ライカが認めているだけあって、ピンク色になっている患部を見るや否や。
「これくらいなら大丈夫だな、ただ服が摺れる(すれる)と痛みが伴うだろうから、ガーゼで保護しておく」
軟膏を塗布したガーゼとサージカルテープで、患部を覆う。
「2〜3日で治るし、痕にもならないだろうから心配ない」
「ありがとうございます、凛さんて何でも出来るんですね。お料理も、中庭の花達も……手当てまで完璧で」
凛の包帯を巻く手つきを眺め、真雪は感嘆の息を漏らした。
「完璧な人間なんていない。
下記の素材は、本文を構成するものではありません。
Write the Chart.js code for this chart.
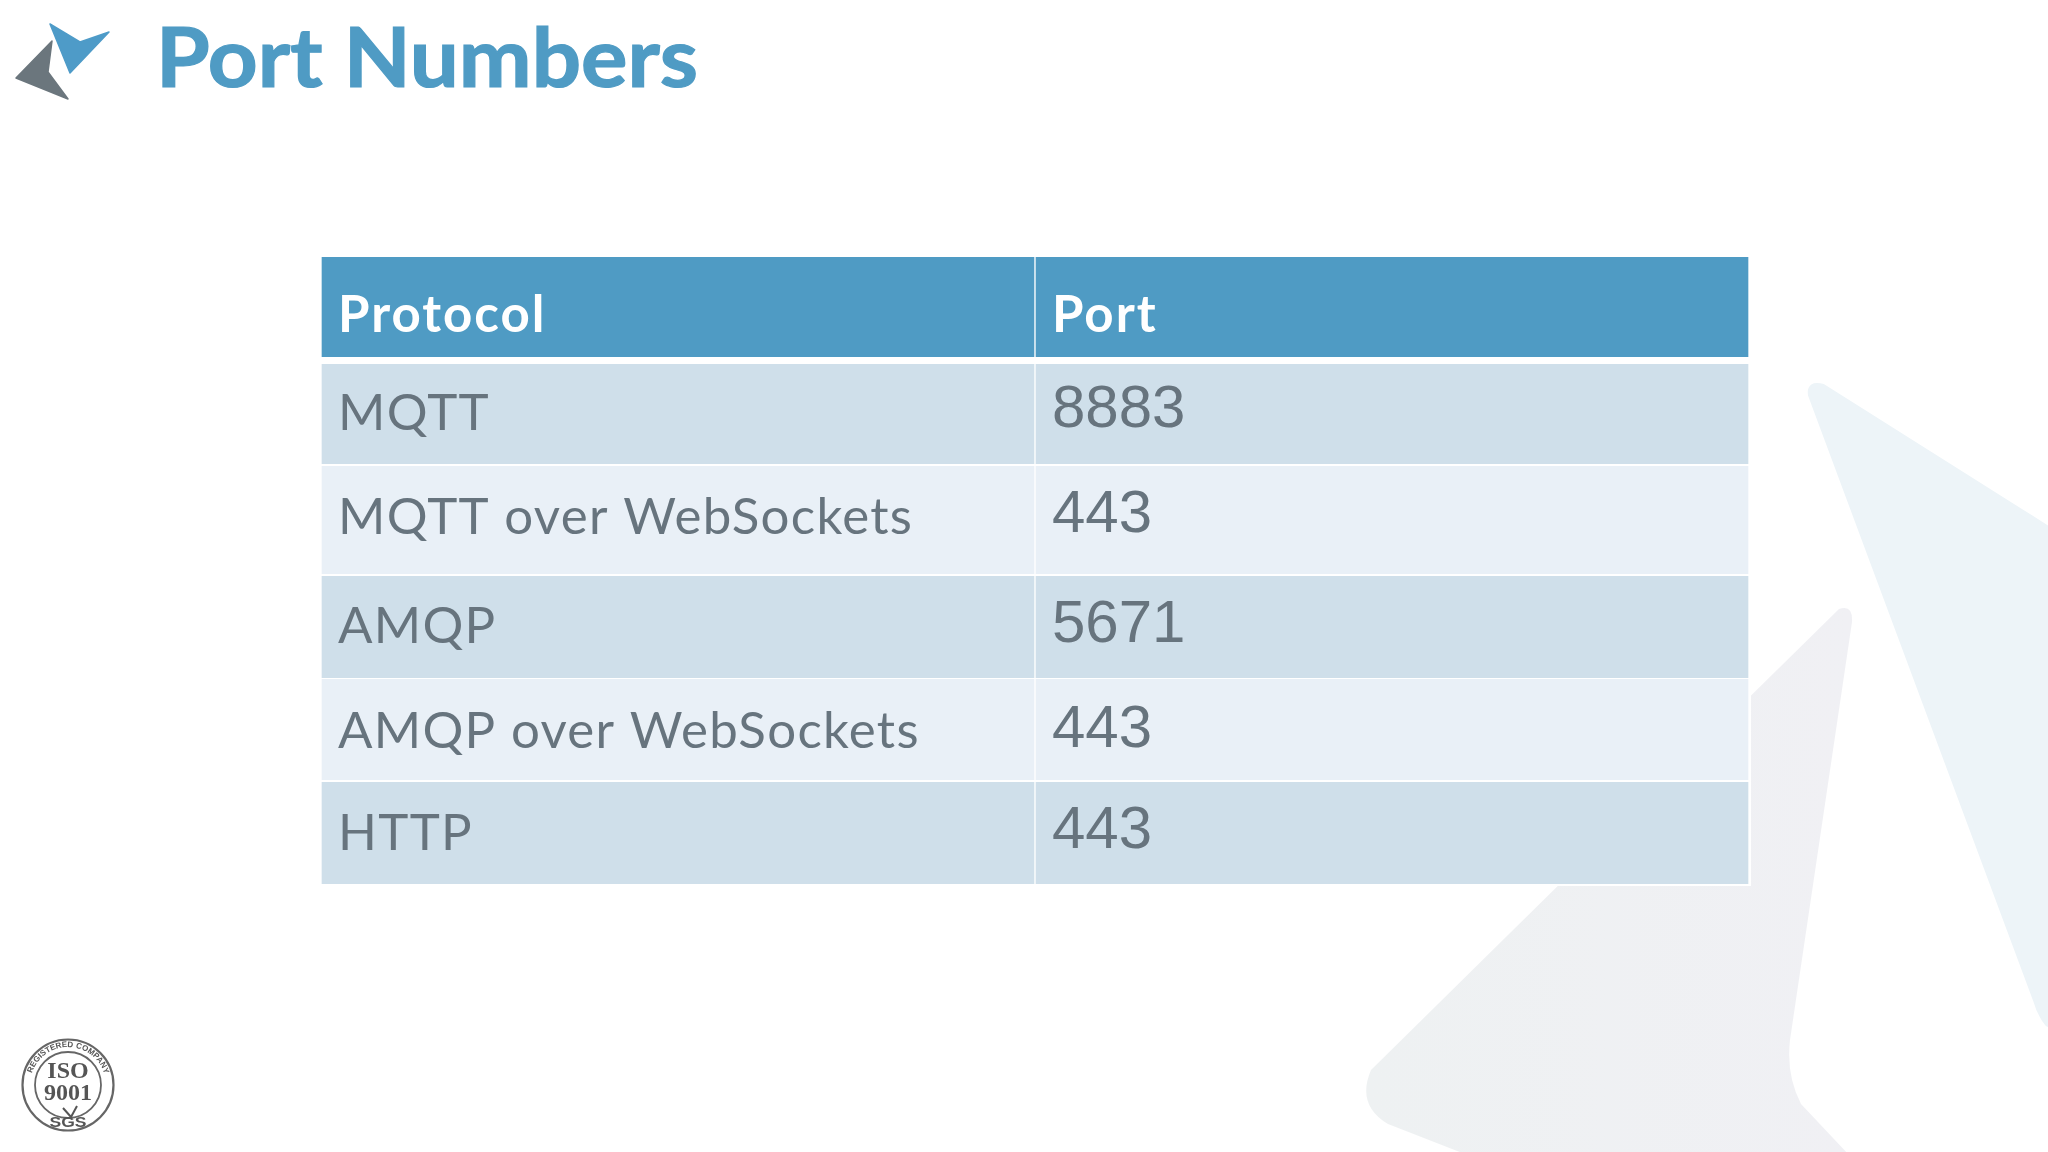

互いに好きな事をして、ここの住人と苦手な部分を補い合って生活してるだけだ。料理は元々好きだし、植物は癒しを与えてくれる。手当ては仕事の内だな」
「それでも、素人の域を超えているように見えます。中庭の花達は、とても見事でした」
「そうか?そんな風に褒められたのは初めてだ」
凛は少し顔を緩ませながら出していた医療用品を片付け救急箱を閉じ、ドアの鍵を開けに行く。
「終わったぞ」
凛の言葉が早いか扉が開くのが早いか、二人は間髪入れず凛の部屋になだれ込んで来た。
「真雪!凛に何もされなかったか!?」
「真雪ちゃん大丈夫!?無事!?」
「は、はい。何もされなかったって言うか、手当てしてもらっただけですよ?」
「良かった〜。」
胸を撫で下ろす二人に、凛は横目で睨んだ。
「今日の屋敷の案内は終わりにしておけ。まだ多少痛むはずだからな」
「はいはい、了解。真雪部屋まで連れてってやる、行くぞ」
「凛さん、本当にありがとうございました」
和泉に促され、真雪は凛に一礼をして部屋を後にした。
部屋に残ったライカはソファに浅く腰を下ろし、凛に不躾な視線を送る。
痛いほどに感じる視線に、凛はため息を漏らし一瞥した。
「何か用か?」
「凛にちょっとお話〜」
「なんだ」
ライカの相手をだるそうに机のノートパソコンを開きながら、ライカに目線を配る。
「今日の凛は随分カッコいいなーって思ってさ。いつも冷静沈着でクールなのに、真雪ちゃんが紅茶零したときなんであんなに動くのさ。凛も真雪ちゃん欲しいの?」
「別に、いつもの俺だったと思うが?それに真雪は榊が連れて来た大事な客だろう。それ以上でもそれ以下でもない」
眼鏡をかけ、本格的に仕事をし始めた凛にライカはこれ以上何を言っても無駄だと悟り、お邪魔様と言って部屋を出た。